Alopecia areata is a common autoimmune disease that begins with small areas of hair loss on the head and can progress to total head hair loss (alopecia totalis) or hair loss all over the body (alopecia universalis). This disease is known to affect 2% of the population and 6.5 million in the US alone.

Research into alopecia  has been ongoing for many decades and is finally receiving some success! Researchers recently found that an anti-cancer drug called ‘Ruxolitinib’, revived hair growth in cancer patients. Due to this finding, researchers proceeded to test the drug on Alopecia sufferers, and have done with roaring success! Many patients experienced hair re-growth within just five months of treatment, whilst only experiencing a few side effects (for example slight anaemia).
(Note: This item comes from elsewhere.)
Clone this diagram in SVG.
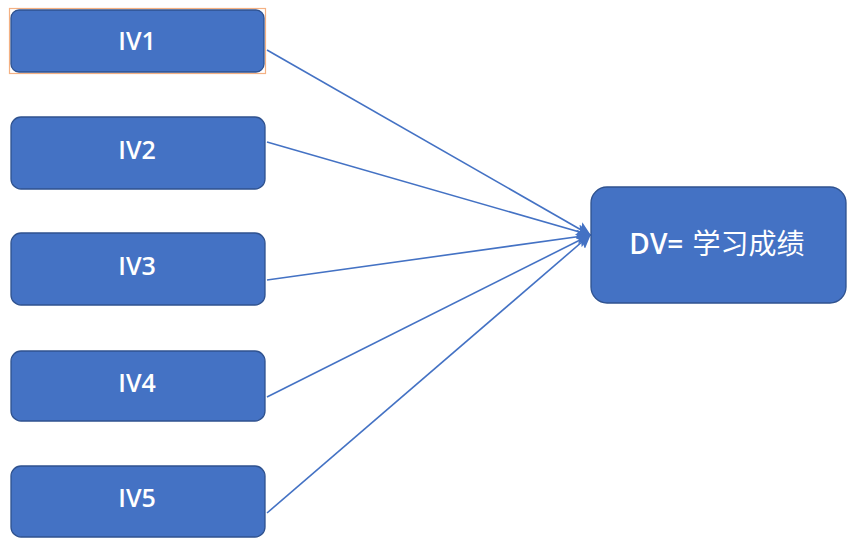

But what role is the drug actually playing? And what causes this disease in the first place?! Let’s get into the science shall we…

Our immune system is what protects us from the outside world and from the many bacteria and viruses that we encounter every day! However, sometimes our immune system can wrongly identify cells in our own body and think they are ‘foreign’ (i.e. not our cells). This can cause an autoimmune disease where the immune system attacks certain parts of the body, and in the case of alopecia it attacks the hair follicles. Certain cells in particular play a part in this disease – called ‘killer T cells’ or ‘CD8+ cytotoxic T cells’. These also play a crucial part in killing viral cells such as cold or flu, so for that we have to thank them!

However we won’t thank them for attacking cells we would like to keep, such as our hair follicles. This is where this clever new drug ‘Ruxolitinhib’ comes in! Activation of these immune cells requires a certain cellular pathway, and understanding these pathways allows us to try to target and block the signal.  For example, molecules called interferon-gamma (IFN-gamma) and Interleukin-2 (IL-2) signal a family of enzymes called Janus Kinase (JAK) to begin a cascade and cause the recruitment of the killer T cells to the skin dermis, and subsequently the hair follicles. ‘Ruxolitinhib’ acts to block these JAKs and prevent the recruitment of the T cells to the skin dermis, allowing hair growth!

As we know, all drugs do come with possible side effects, and more clinical trials are being put in place to ensure the drug safety before greater distribution.

The National Alopecia Areata Foundation is also ecstatic about this new finding: “Patients with alopecia areata are suffering profoundly, and these findings mark a significant step forward for them. The team is fully committed to advancing new therapies for patients with a vast unmet need.”